Je retrouve cette note du début novembre
Il s’agit de l’avion russe qui a explosé à 9 000 mètres sur le Sinaï, au début du mois, faisant plus de 200 morts. On n’en parle plus, mais à l’époque j’avais noté que les discours gênés qui entouraient l’événement faisaient de cet objet un symbole de ce que devient la vérité, cette denrée dont le manque nous suffoque, notamment lors de certaines catastrophes. Ces discours pleins de dénis sur la cause de l’explosion, font que la vérité explose comme l’avion, chacun en recueille un débris, qu’il brandit comme la sienne, comme sa version la plus probable, tellement chargée de ses intérêts que ça ne vole pas haut. La vérité vole en éclats, et cela nous rappelle que de nos jours, sur la scène sociale ou politique, celui qui dit une « vérité », ou ce qu’il présente comme telle, le fait d’abord pour conforter sa place, sa position, son identité ; l’exigence de ce confort est telle que la vérité est impossible à partager et se perd dans le choc des versions opposées.
En l’occurrence: la compagnie russe a horreur de toute version qui met en cause la qualité de ses appareils, l’obligation d’indemniser les familles des victimes. Elle énonce que la cause de l’explosion ne peut être qu’un « facteur mécanique externe », et comme cela ne peut pas être un missile, car il n’y en a pas dans le coin qui atteigne cette altitude, le facteur externe se retrouve être un objet interne à l’appareil, une bombe qu’on y a mis, ou un homme qui s’est fait exploser. Mais cela aussi impliquerait la compagnie : sécurité insuffisante… Et donc à écarter ; mystère. Côté égyptien aussi, on n’aime pas l’idée d’un engin placé à bord, dans un bagage ou sur l’un des passagers, cela voudrait dire que l’Égypte ne contrôle pas bien les passagers qui passent par elle ? Impossible, l’État égyptien contrôle tout, parfaitement, y compris les bases du djihad au Sinaï.
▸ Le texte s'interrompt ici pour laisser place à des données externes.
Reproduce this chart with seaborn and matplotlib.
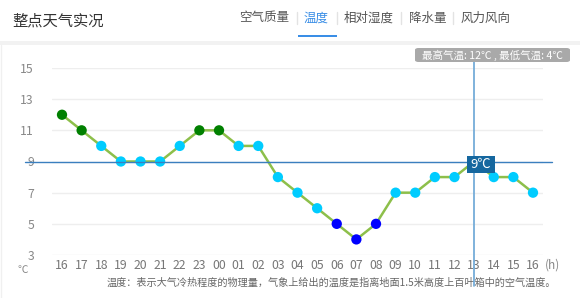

L’État russe non plus, n’aime pas l’idée d’un acte terroriste, d’un engin placé à bord ou d’un homme qui s’explose en altitude. Cela voudrait dire que la dignité de l’état russe serait bafouée ? Qu’il aurait reçu une claque de la part des djihadistes ? Qu’il n’a pas le dessus ? C’est impossible, même si cela couvre de ténèbres la mort de tant de personnes.
Et pourtant, la vérité finit par être dite quand elle n’est plus investie, quand l’attention du public s’est fixée sur autre chose. Bien sûr, c’est un acte islamiste, des tiers l’ont parfaitement prouvé : un martyr se sera glissé dans l’avion, ou un complice du Califat y aura mis de quoi martyriser cette foule. Entre-temps, on en aura tellement vu ; la vérité aura déchu au rang d’ « une info de plus ». Mais son parcours, assez constant, confirme cet évidence: l’islam radical n’est pas facile à combattre car beaucoup de fidèles ont besoin des racines qu’il invoque. Du coup cette même vérité revient, dans une orbite récurrente, et ce sont les débats qui la font exploser, les débats censés l’éclairer, l’expliquer, et où les parties très intéressées brandissent chacune son débris au-dessus des morts encore présents.